**Given request**
Determine how many lines below hold the string "that". Reply with the number alone.

**Source data**

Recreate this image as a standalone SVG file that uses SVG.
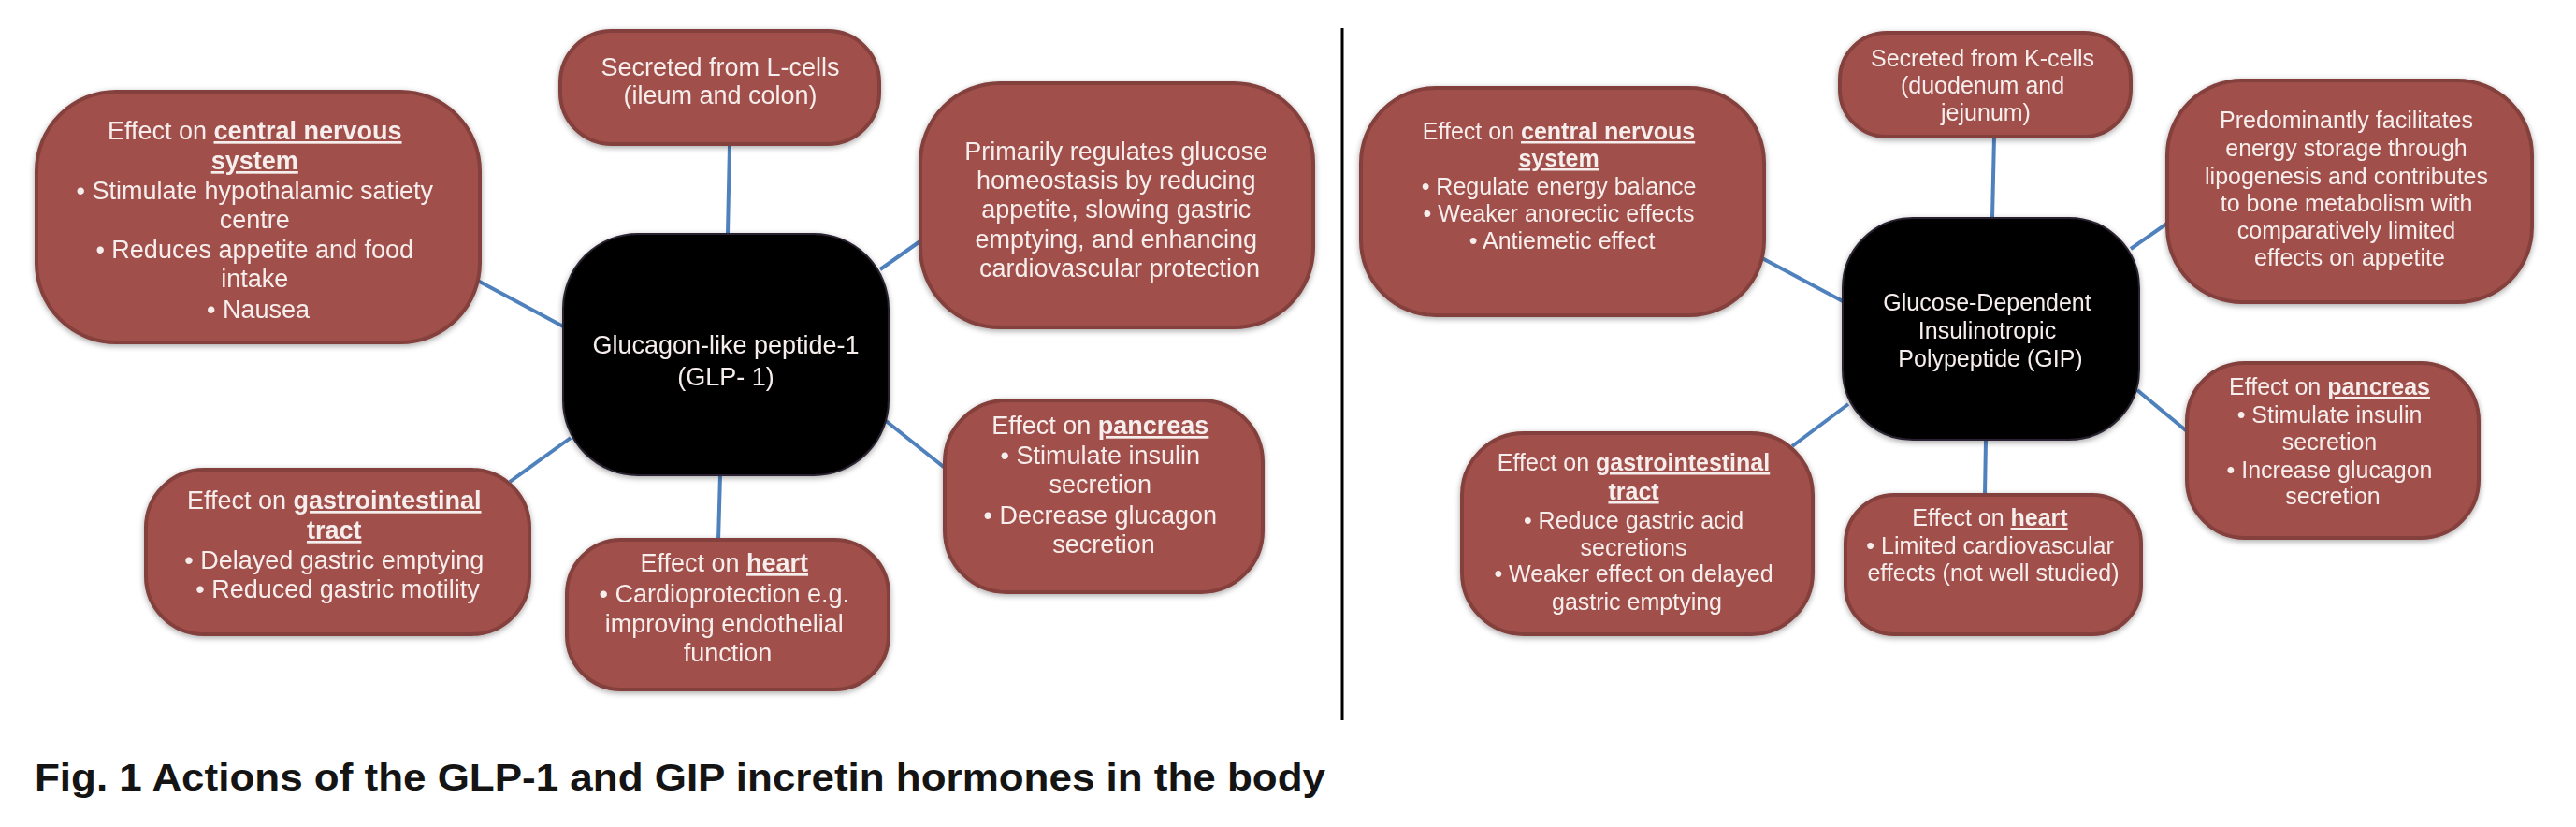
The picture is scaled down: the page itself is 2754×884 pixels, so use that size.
<svg xmlns="http://www.w3.org/2000/svg" width="2754" height="884" viewBox="0 0 2754 884">
<defs>
<style>
.box{fill:#A14F4B;stroke:#83403C;stroke-width:4}
.hub{fill:#050505;stroke:#2a2430;stroke-width:2}
.con{stroke:#4F81BD;stroke-width:4;fill:none;stroke-linecap:butt}
.t{font-family:"Liberation Sans",Arial,sans-serif;fill:#F6EEEC;text-anchor:middle}
.L{font-size:27px}
.R{font-size:25px}
.b{font-weight:bold;text-decoration:underline}
.cap{font-family:"Liberation Sans",Arial,sans-serif;font-weight:bold;font-size:41px;fill:#141414}
</style>
<filter id="sh" x="-10%" y="-10%" width="120%" height="120%">
<feGaussianBlur in="SourceAlpha" stdDeviation="3"/>
<feOffset dx="0" dy="2" result="o"/>
<feComponentTransfer><feFuncA type="linear" slope="0.35"/></feComponentTransfer>
<feMerge><feMergeNode/><feMergeNode in="SourceGraphic"/></feMerge>
</filter>
</defs>
<rect width="2754" height="884" fill="#ffffff"/>

<g id="connectors">
<line class="con" x1="780" y1="155" x2="778" y2="250"/>
<line class="con" x1="507" y1="298" x2="604" y2="350"/>
<line class="con" x1="941" y1="288" x2="985" y2="257"/>
<line class="con" x1="610" y1="468" x2="545" y2="515"/>
<line class="con" x1="770" y1="508" x2="768" y2="578"/>
<line class="con" x1="946" y1="449" x2="1010" y2="500"/>
<line class="con" x1="2132" y1="146" x2="2130" y2="233"/>
<line class="con" x1="1882" y1="275" x2="1970" y2="322"/>
<line class="con" x1="2278" y1="266" x2="2318" y2="238"/>
<line class="con" x1="2285" y1="417" x2="2338" y2="461"/>
<line class="con" x1="1976" y1="432" x2="1916" y2="477"/>
<line class="con" x1="2123" y1="470" x2="2122" y2="529"/>
</g>

<g id="divider">
<line x1="1435" y1="30" x2="1435" y2="770" stroke="#000" stroke-width="3"/>
</g>

<!-- Left panel: GLP-1 -->
<g id="glp1-lcells" filter="url(#sh)">
<rect class="box" x="599" y="33" width="341" height="121" rx="55"/>
<text class="t L"><tspan x="770" y="81">Secreted from L-cells</tspan><tspan x="770" y="111">(ileum and colon)</tspan></text>
</g>

<g id="glp1-cns" filter="url(#sh)">
<rect class="box" x="39" y="98" width="474" height="268" rx="85"/>
<text class="t L">
<tspan x="276" y="149">Effect on <tspan class="b">central nervous</tspan></tspan>
<tspan x="276" y="181" class="b">system</tspan>
<tspan x="276" y="213">• Stimulate hypothalamic satiety</tspan>
<tspan x="276" y="244">centre</tspan>
<tspan x="276" y="276">• Reduces appetite and food</tspan>
<tspan x="276" y="307">intake</tspan>
<tspan x="276" y="340">• Nausea</tspan>
</text>
</g>

<g id="glp1-role" filter="url(#sh)">
<rect class="box" x="984" y="89" width="420" height="261" rx="85"/>
<text class="t L">
<tspan x="1197" y="171">Primarily regulates glucose</tspan>
<tspan x="1197" y="202">homeostasis by reducing</tspan>
<tspan x="1197" y="233">appetite, slowing gastric</tspan>
<tspan x="1197" y="265">emptying, and enhancing</tspan>
<tspan x="1197" y="296">cardiovascular protection</tspan>
</text>
</g>

<g id="glp1-hub" filter="url(#sh)">
<rect class="hub" x="602" y="250" width="348" height="258" rx="80"/>
<text class="t L"><tspan x="776" y="378">Glucagon-like peptide-1</tspan><tspan x="776" y="412">(GLP- 1)</tspan></text>
</g>

<g id="glp1-gi" filter="url(#sh)">
<rect class="box" x="156" y="502" width="410" height="176" rx="62"/>
<text class="t L">
<tspan x="361" y="544">Effect on <tspan class="b">gastrointestinal</tspan></tspan>
<tspan x="361" y="576" class="b">tract</tspan>
<tspan x="361" y="608">• Delayed gastric emptying</tspan>
<tspan x="361" y="639">• Reduced gastric motility</tspan>
</text>
</g>

<g id="glp1-heart" filter="url(#sh)">
<rect class="box" x="606" y="577" width="344" height="160" rx="58"/>
<text class="t L">
<tspan x="778" y="611">Effect on <tspan class="b">heart</tspan></tspan>
<tspan x="778" y="644">• Cardioprotection e.g.</tspan>
<tspan x="778" y="676">improving endothelial</tspan>
<tspan x="778" y="707">function</tspan>
</text>
</g>

<g id="glp1-pancreas" filter="url(#sh)">
<rect class="box" x="1010" y="428" width="340" height="205" rx="66"/>
<text class="t L">
<tspan x="1180" y="464">Effect on <tspan class="b">pancreas</tspan></tspan>
<tspan x="1180" y="496">• Stimulate insulin</tspan>
<tspan x="1180" y="527">secretion</tspan>
<tspan x="1180" y="560">• Decrease glucagon</tspan>
<tspan x="1180" y="591">secretion</tspan>
</text>
</g>

<!-- Right panel: GIP -->
<g id="gip-cns" filter="url(#sh)">
<rect class="box" x="1455" y="94" width="431" height="243" rx="80"/>
<text class="t R">
<tspan x="1670" y="149">Effect on <tspan class="b">central nervous</tspan></tspan>
<tspan x="1670" y="178" class="b">system</tspan>
<tspan x="1670" y="208">• Regulate energy balance</tspan>
<tspan x="1670" y="237">• Weaker anorectic effects</tspan>
<tspan x="1670" y="266">• Antiemetic effect</tspan>
</text>
</g>

<g id="gip-kcells" filter="url(#sh)">
<rect class="box" x="1967" y="35" width="311" height="111" rx="50"/>
<text class="t R">
<tspan x="2123" y="71">Secreted from K-cells</tspan>
<tspan x="2123" y="100">(duodenum and</tspan>
<tspan x="2123" y="129">jejunum)</tspan>
</text>
</g>

<g id="gip-role" filter="url(#sh)">
<rect class="box" x="2317" y="86" width="390" height="237" rx="80"/>
<text class="t R">
<tspan x="2512" y="137">Predominantly facilitates</tspan>
<tspan x="2512" y="167">energy storage through</tspan>
<tspan x="2512" y="197">lipogenesis and contributes</tspan>
<tspan x="2512" y="226">to bone metabolism with</tspan>
<tspan x="2512" y="255">comparatively limited</tspan>
<tspan x="2512" y="284">effects on appetite</tspan>
</text>
</g>

<g id="gip-hub" filter="url(#sh)">
<rect class="hub" x="1970" y="233" width="317" height="237" rx="75"/>
<text class="t R">
<tspan x="2128" y="332">Glucose-Dependent</tspan>
<tspan x="2128" y="362">Insulinotropic</tspan>
<tspan x="2128" y="392">Polypeptide (GIP)</tspan>
</text>
</g>

<g id="gip-pancreas" filter="url(#sh)">
<rect class="box" x="2338" y="388" width="312" height="187" rx="62"/>
<text class="t R">
<tspan x="2494" y="422">Effect on <tspan class="b">pancreas</tspan></tspan>
<tspan x="2494" y="452">• Stimulate insulin</tspan>
<tspan x="2494" y="481">secretion</tspan>
<tspan x="2494" y="511">• Increase glucagon</tspan>
<tspan x="2494" y="539">secretion</tspan>
</text>
</g>

<g id="gip-heart" filter="url(#sh)">
<rect class="box" x="1973" y="529" width="316" height="149" rx="52"/>
<text class="t R">
<tspan x="2131" y="562">Effect on <tspan class="b">heart</tspan></tspan>
<tspan x="2131" y="592">• Limited cardiovascular</tspan>
<tspan x="2131" y="621">effects (not well studied)</tspan>
</text>
</g>

<g id="gip-gi" filter="url(#sh)">
<rect class="box" x="1563" y="463" width="375" height="215" rx="66"/>
<text class="t R">
<tspan x="1750" y="503">Effect on <tspan class="b">gastrointestinal</tspan></tspan>
<tspan x="1750" y="534" class="b">tract</tspan>
<tspan x="1750" y="565">• Reduce gastric acid</tspan>
<tspan x="1750" y="594">secretions</tspan>
<tspan x="1750" y="622">• Weaker effect on delayed</tspan>
<tspan x="1750" y="652">gastric emptying</tspan>
</text>
</g>

<g id="caption">
<text class="cap" x="37" y="845" textLength="1380" lengthAdjust="spacingAndGlyphs">Fig. 1 Actions of the GLP-1 and GIP incretin hormones in the body</text>
</g>
</svg>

**Written answer**
2